Distinguished Faculty
Robert Petrie Walton, M.D., Ph.D., joined the faculty of the Medical College of the State of South Carolina in 1942 as a professor and chairman of the Department of Pharmacology. During his 29-year career at the Medical College, Dr. Walton coordinated research programs and was among the first faculty to receive federal funding for research.
He was also closely involved in the establishment of the Graduate Committee of the School of Medicine which developed into MUSC’s College of Graduate Studies.
Dr. Walton did extensive cardiovascular research and designed the first strain gauge arch to quantitatively measure the contractile force of the heart. The Walton-Brodie strain gauge arch was used for many years by numerous national and international scientists interested in how the heart generates the force necessary to pump the blood through the blood vessels. It was sewed onto the outside of the heart muscle to measure the force of the contraction of the heart, beat by beat. It was used experimentally in animal studies and was ultimately used in patients undergoing open-heart surgery. With the use of the strain gauge arch, physiologists and pharmacologists were able to understand how drugs work to affect the way in which the heart generates its force of contraction in response to drugs, physiologic stimuli and diseases. The device was manufactured at the Medical University and shipped all over the United States and the world. Though the device is no longer in use, the lessons learned from using it provides the basis for current understanding of how the heart works today.
At the time of his death, Dr. Walton was the principal investigator of one of the oldest continuous research grants of the National Heart and Lung Institute, National Institutes of Health. Under the 24-year grant, Dr. Walton and his colleagues in the Department of Pharmacology, including machinist O. J. Brodie, designed and manufactured the strain gauge arch, a device for measuring the contractile force of the heart.
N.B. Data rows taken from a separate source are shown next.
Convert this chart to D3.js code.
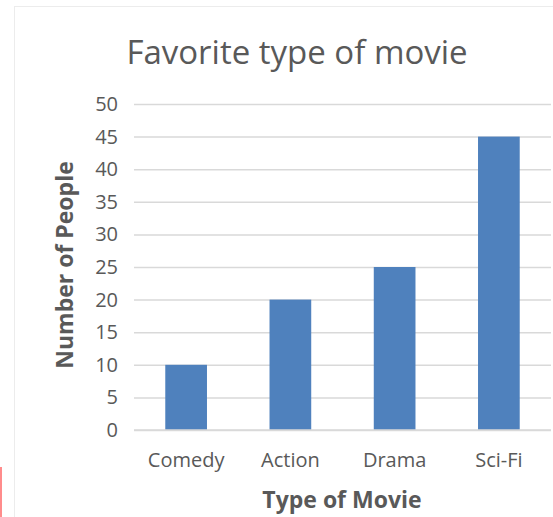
<!doctype html>
<html>
<head>
<meta charset="utf-8">
<script src="https://cdnjs.cloudflare.com/ajax/libs/d3/7.8.5/d3.min.js"></script>
<style>
  body { margin: 0; background: #fff; }
  svg { display: block; font-family: "Open Sans", sans-serif; }
  .grid line { stroke: #d9d9d9; stroke-width: 1.5; }
  .grid path { display: none; }
  .tick text { fill: #595959; }
  rect.bar { fill: #4f81bd; }
  text.title { fill: #595959; font-size: 33px; }
  text.axis-title { fill: #595959; font-size: 23px; font-weight: bold; }
</style>
</head>
<body>
<svg width="553" height="517"></svg>
<script>
var categories = ["Comedy", "Action", "Drama", "Sci-Fi"];
var people = [10, 20, 25, 45];
var yTicks = [0, 5, 10, 15, 20, 25, 30, 35, 40, 45, 50];

var svg = d3.select("svg");

// chart frame and the stray red mark on the left edge
svg.append("rect")
  .attr("x", 14.5).attr("y", 6.5)
  .attr("width", 560).attr("height", 530)
  .attr("fill", "#fff").attr("stroke", "#ececec");
svg.append("rect")
  .attr("x", 0).attr("y", 467)
  .attr("width", 2).attr("height", 50)
  .attr("fill", "#ff8c8c");

var x = d3.scaleBand()
  .domain(categories)
  .range([134, 551])
  .paddingInner(0.6)
  .paddingOuter(0.3);

var y = d3.scaleLinear()
  .domain([0, 50])
  .range([430, 104]);

svg.append("g")
  .attr("class", "grid")
  .attr("transform", "translate(134,0)")
  .call(d3.axisLeft(y).tickValues(yTicks).tickSize(-417).tickPadding(16))
  .attr("font-family", null)
  .call(function (g) { g.selectAll(".tick text").attr("font-size", 20); });

svg.selectAll("rect.bar")
  .data(people)
  .enter()
  .append("rect")
  .attr("class", "bar")
  .attr("x", function (d, i) { return x(categories[i]); })
  .attr("width", x.bandwidth())
  .attr("y", function (d) { return y(d); })
  .attr("height", function (d) { return y(0) - y(d); });

// baseline redrawn over the bars
svg.append("line")
  .attr("x1", 134).attr("x2", 551)
  .attr("y1", y(0)).attr("y2", y(0))
  .attr("stroke", "#d9d9d9").attr("stroke-width", 1.5);

svg.append("g")
  .attr("transform", "translate(0," + y(0) + ")")
  .call(d3.axisBottom(x).tickSize(0).tickPadding(23))
  .attr("font-family", null)
  .call(function (g) {
    g.select(".domain").remove();
    g.selectAll(".tick text").attr("font-size", 20);
  });

svg.append("text")
  .attr("class", "title")
  .attr("x", 297).attr("y", 64)
  .attr("text-anchor", "middle")
  .text("Favorite type of movie");

svg.append("text")
  .attr("class", "axis-title")
  .attr("x", 342).attr("y", 508)
  .attr("text-anchor", "middle")
  .text("Type of Movie");

svg.append("text")
  .attr("class", "axis-title")
  .attr("transform", "translate(73,265) rotate(-90)")
  .attr("text-anchor", "middle")
  .text("Number of People");
</script>
</body>
</html>
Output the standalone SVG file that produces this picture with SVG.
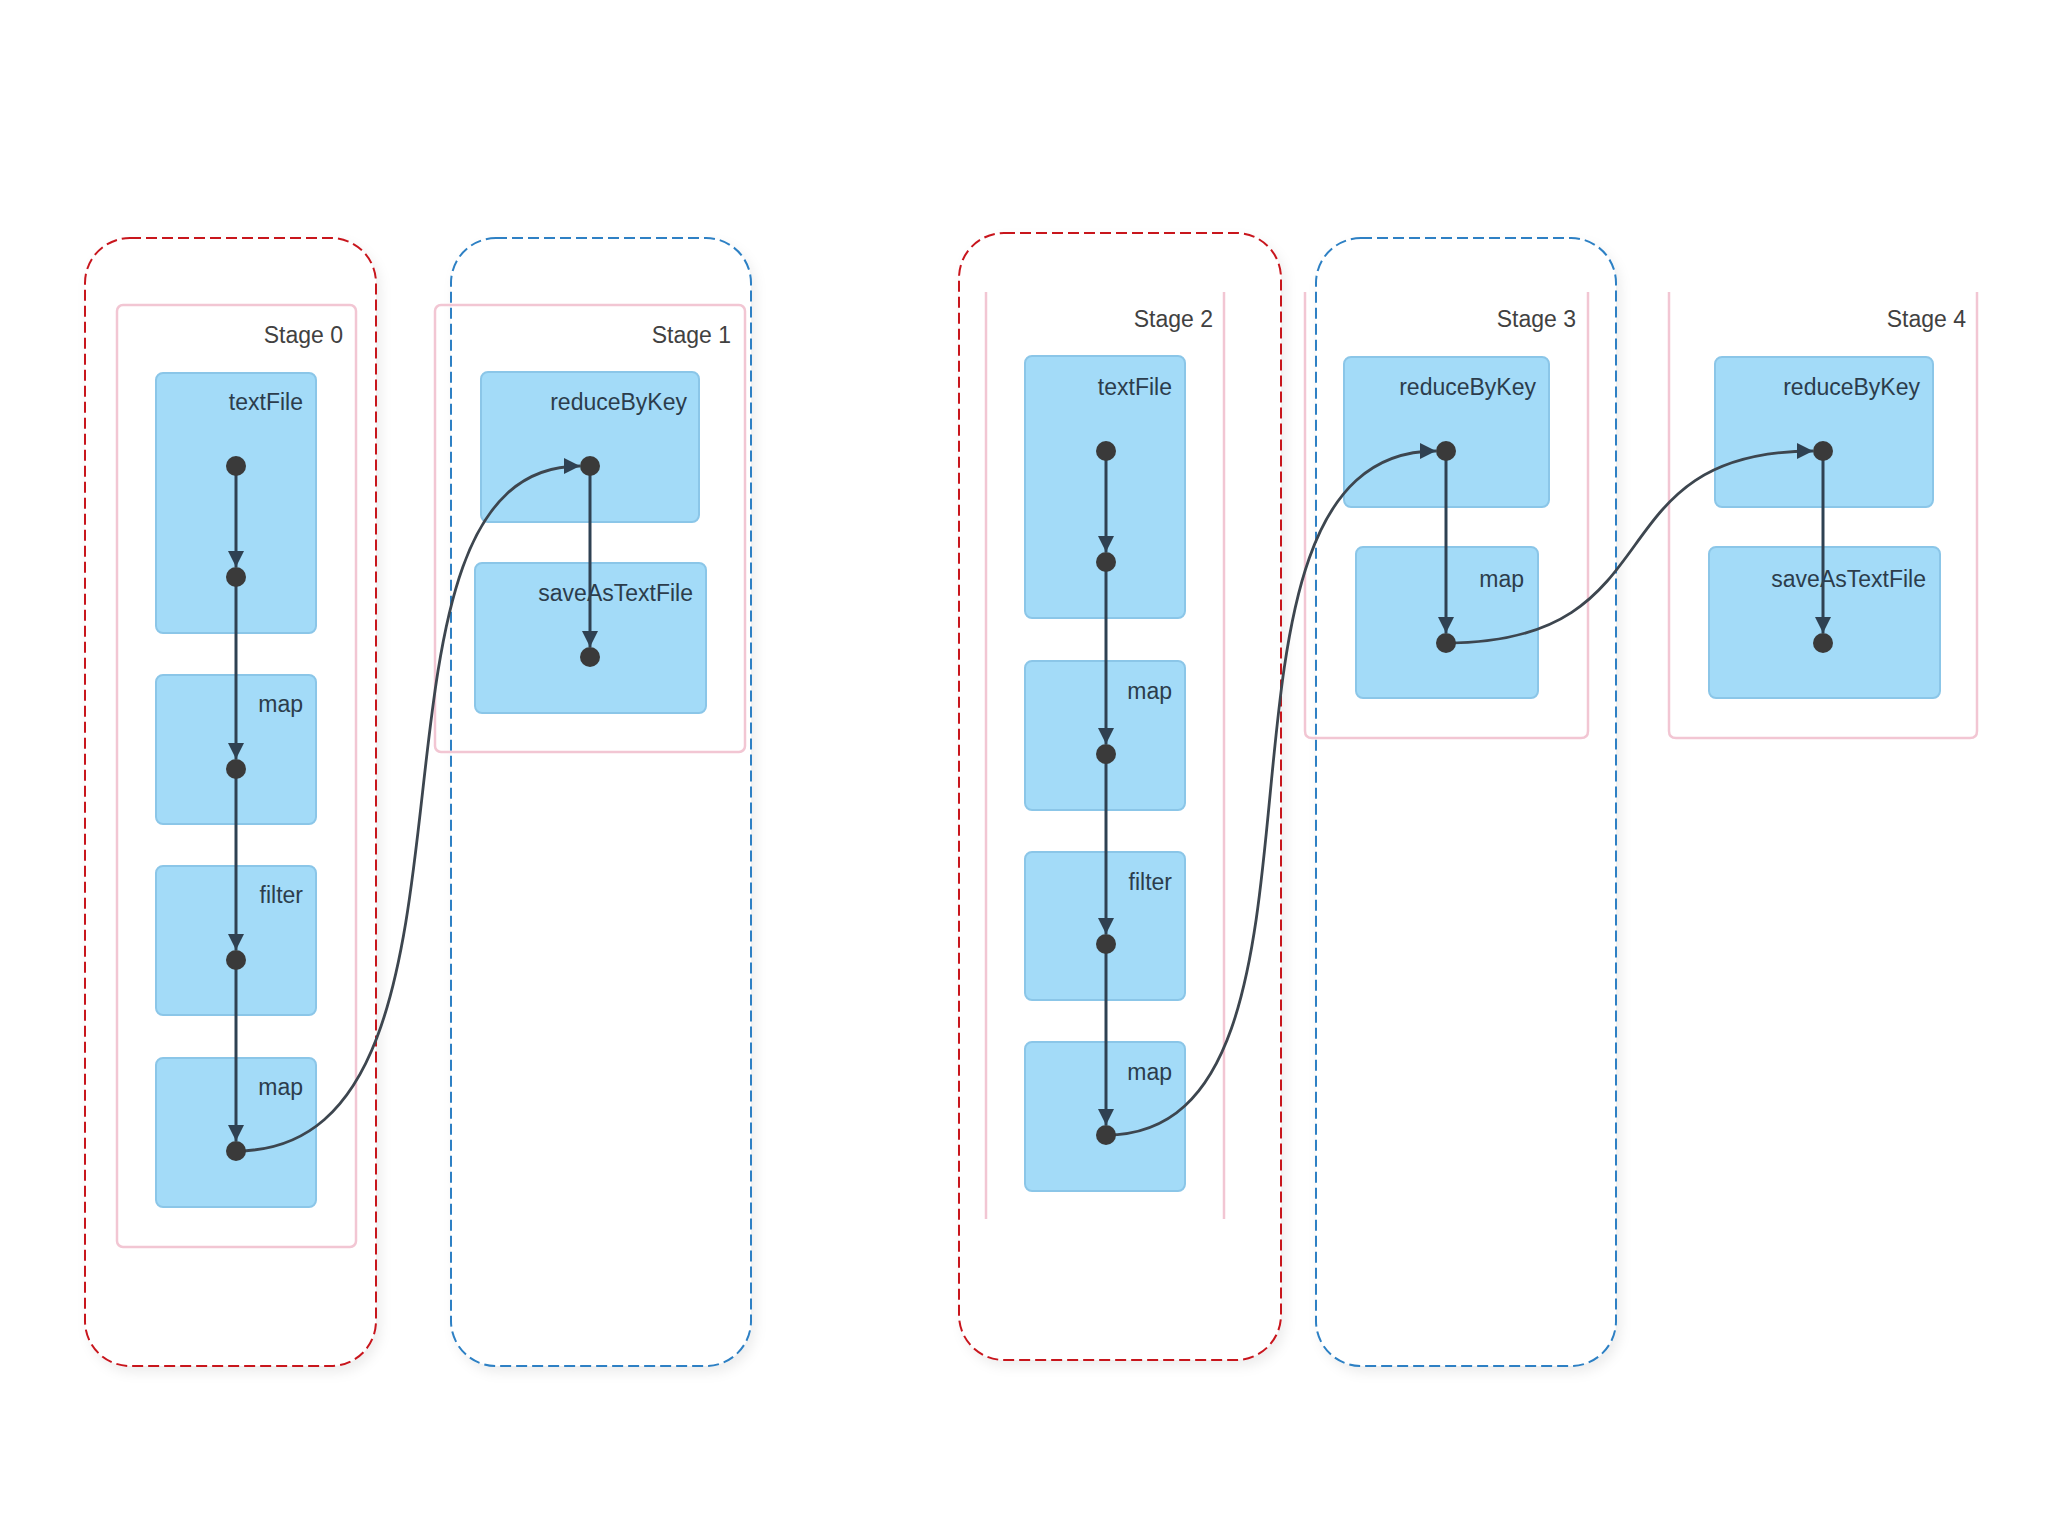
<svg xmlns="http://www.w3.org/2000/svg" width="2048" height="1536" viewBox="0 0 2048 1536">
<defs>
<style>
.grp-red{fill:#fff;stroke:#c8161f;stroke-width:2;stroke-dasharray:11 5}
.grp-blue{fill:#fff;stroke:#2d80c4;stroke-width:2;stroke-dasharray:11 5}
.stage{fill:none;stroke:#f2c6d3;stroke-width:2.5}
.stage-label{font-family:"Liberation Sans",Arial,sans-serif;font-size:23px;fill:#414141;text-anchor:end}
.node rect{fill:#a3dbf8;stroke:#8bc6e8;stroke-width:2}
.node text{font-family:"Liberation Sans",Arial,sans-serif;font-size:23px;fill:#2c3d4c;text-anchor:end}
.dot{fill:#3a3a3a}
.edge{fill:none;stroke:#2f4152;stroke-width:3}
.curve{fill:none;stroke:#3d464f;stroke-width:2.8}
</style>
<marker id="arrow" markerUnits="userSpaceOnUse" viewBox="0 0 16 16" refX="16" refY="8" markerWidth="16" markerHeight="16" orient="auto">
<path d="M0,0 L16,8 L0,16 z" fill="#2f4152"/>
</marker>
<filter id="shadow" x="-10%" y="-10%" width="120%" height="120%">
<feDropShadow dx="4" dy="6" stdDeviation="6" flood-color="#000" flood-opacity="0.07"/>
</filter>
</defs>
<rect width="2048" height="1536" fill="#fff"/>

<g id="groups">
<rect id="group-0" class="grp-red" x="85" y="238" width="291" height="1128" rx="45" filter="url(#shadow)"/>
<rect id="group-1" class="grp-blue" x="451" y="238" width="300" height="1128" rx="45" filter="url(#shadow)"/>
<rect id="group-2" class="grp-red" x="959" y="233" width="322" height="1127" rx="45" filter="url(#shadow)"/>
<rect id="group-3" class="grp-blue" x="1316" y="238" width="300" height="1128" rx="45" filter="url(#shadow)"/>
</g>

<g id="stage-0">
<rect class="stage" x="117" y="305" width="239" height="942" rx="6"/>
<text class="stage-label" x="343" y="343">Stage 0</text>
</g>
<g id="stage-1">
<rect class="stage" x="435" y="305" width="310" height="447" rx="6"/>
<text class="stage-label" x="731" y="343">Stage 1</text>
</g>
<g id="stage-2">
<path class="stage" d="M986,292 V1219 M1224,292 V1219"/>
<text class="stage-label" x="1213" y="327">Stage 2</text>
</g>
<g id="stage-3">
<path class="stage" d="M1305,292 V731 Q1305,738 1312,738 H1581 Q1588,738 1588,731 V292"/>
<text class="stage-label" x="1576" y="327">Stage 3</text>
</g>
<g id="stage-4">
<path class="stage" d="M1669,292 V731 Q1669,738 1676,738 H1970 Q1977,738 1977,731 V292"/>
<text class="stage-label" x="1966" y="327">Stage 4</text>
</g>

<g id="s0-textFile" class="node"><rect x="156" y="373" width="160" height="260" rx="7"/><text x="303" y="410">textFile</text></g>
<g id="s0-map1" class="node"><rect x="156" y="675" width="160" height="149" rx="7"/><text x="303" y="712">map</text></g>
<g id="s0-filter" class="node"><rect x="156" y="866" width="160" height="149" rx="7"/><text x="303" y="903">filter</text></g>
<g id="s0-map2" class="node"><rect x="156" y="1058" width="160" height="149" rx="7"/><text x="303" y="1095">map</text></g>

<g id="s1-reduceByKey" class="node"><rect x="481" y="372" width="218" height="150" rx="7"/><text x="687" y="410">reduceByKey</text></g>
<g id="s1-saveAsTextFile" class="node"><rect x="475" y="563" width="231" height="150" rx="7"/><text x="693" y="601">saveAsTextFile</text></g>

<g id="s2-textFile" class="node"><rect x="1025" y="356" width="160" height="262" rx="7"/><text x="1172" y="395">textFile</text></g>
<g id="s2-map1" class="node"><rect x="1025" y="661" width="160" height="149" rx="7"/><text x="1172" y="699">map</text></g>
<g id="s2-filter" class="node"><rect x="1025" y="852" width="160" height="148" rx="7"/><text x="1172" y="890">filter</text></g>
<g id="s2-map2" class="node"><rect x="1025" y="1042" width="160" height="149" rx="7"/><text x="1172" y="1080">map</text></g>

<g id="s3-reduceByKey" class="node"><rect x="1344" y="357" width="205" height="150" rx="7"/><text x="1536" y="395">reduceByKey</text></g>
<g id="s3-map" class="node"><rect x="1356" y="547" width="182" height="151" rx="7"/><text x="1524" y="587">map</text></g>

<g id="s4-reduceByKey" class="node"><rect x="1715" y="357" width="218" height="150" rx="7"/><text x="1920" y="395">reduceByKey</text></g>
<g id="s4-saveAsTextFile" class="node"><rect x="1709" y="547" width="231" height="151" rx="7"/><text x="1926" y="587">saveAsTextFile</text></g>

<g id="connectors">
<path class="edge" d="M236,466 V567" marker-end="url(#arrow)"/>
<path class="edge" d="M236,577 V759" marker-end="url(#arrow)"/>
<path class="edge" d="M236,769 V950" marker-end="url(#arrow)"/>
<path class="edge" d="M236,960 V1141" marker-end="url(#arrow)"/>
<path class="edge" d="M590,466 V647" marker-end="url(#arrow)"/>
<path class="curve" d="M236,1151 C520,1151 330,466 580,466" marker-end="url(#arrow)"/>
<path class="edge" d="M1106,451 V552" marker-end="url(#arrow)"/>
<path class="edge" d="M1106,562 V744" marker-end="url(#arrow)"/>
<path class="edge" d="M1106,754 V934" marker-end="url(#arrow)"/>
<path class="edge" d="M1106,944 V1125" marker-end="url(#arrow)"/>
<path class="curve" d="M1106,1135 C1370,1135 1170,451 1436,451" marker-end="url(#arrow)"/>
<path class="edge" d="M1446,451 V633" marker-end="url(#arrow)"/>
<path class="curve" d="M1446,643 C1680,643 1590,451 1813,451" marker-end="url(#arrow)"/>
<path class="edge" d="M1823,451 V633" marker-end="url(#arrow)"/>
</g>

<g id="dots">
<circle class="dot" cx="236" cy="466" r="10"/>
<circle class="dot" cx="236" cy="577" r="10"/>
<circle class="dot" cx="236" cy="769" r="10"/>
<circle class="dot" cx="236" cy="960" r="10"/>
<circle class="dot" cx="236" cy="1151" r="10"/>
<circle class="dot" cx="590" cy="466" r="10"/>
<circle class="dot" cx="590" cy="657" r="10"/>
<circle class="dot" cx="1106" cy="451" r="10"/>
<circle class="dot" cx="1106" cy="562" r="10"/>
<circle class="dot" cx="1106" cy="754" r="10"/>
<circle class="dot" cx="1106" cy="944" r="10"/>
<circle class="dot" cx="1106" cy="1135" r="10"/>
<circle class="dot" cx="1446" cy="451" r="10"/>
<circle class="dot" cx="1446" cy="643" r="10"/>
<circle class="dot" cx="1823" cy="451" r="10"/>
<circle class="dot" cx="1823" cy="643" r="10"/>
</g>
</svg>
Maria G. Buse, M.D., was born in Budapest, Hungary in 1927.
She attended medical schools at Pazmany Peter University School of Medicine in Hungary and at Switzerland’s University of Basel School of Medicine, before graduating from the University of Buenos Aires School of Medicine in 1956.
While in Argentina, Dr. Buse worked in research with Nobel laureate in physiology, Bernardo Houssay, M.D., who arranged a fellowship in medicine for her at the University of Pennsylvania Hospital and at the Cox Institute. In 1957 she joined the faculty of the Department of Medicine in the College of Medicine.
As a research associate in the Department of Medicine, Dr. Buse co-founded the division of endocrinology with her husband, Dr. John Buse, and established the nuclear medicine department. She served as its director until 1983. Her areas of research include diabetes, insulin resistance, and insulin receptor regulation. Dr. Buse is believed to hold one of the longest-running NIH grants in the country, “Factors that Modify Insulin Action.”
Over the course of her 50-plus years of service to MUSC, Dr. Buse has earned many honors and awards, including the American Diabetes Association Albert Renold Award (2003), the Health Science Foundation Distinguished Faculty Service Award (1998), and the Governor’s Award for Excellence in Science Research (1996). In 2003 MUSC awarded Dr. Buse its Distinguished University Professor Award, making her the first female recipient of that award. In 2008 she received the College of Medicine’s Honorary Alumnus Award.
Since 2002 the College of Graduate Studies has established a tradition of recognizing its outstanding teachers in the first-year core curriculum who play a pivotal role in providing students with the core information and tools necessary to become outstanding scientists.
Charles Burant, M.D., Ph.D., received both his degrees in 1987. He is currently professor of internal medicine, professor of molecular integrative physiology, and the Robert C. and Veronica Atkins Professor of Metabolism at the University of Michigan.
Dr. Burant is nationally and internationally known for his basic and clinical research on the cause and treatment of obesity and type-2 diabetes.
Craig Beeson, Ph.D., associate professor of pharmaceutical and biomedical sciences, has consistently been recognized as one of the college’s most outstanding teachers.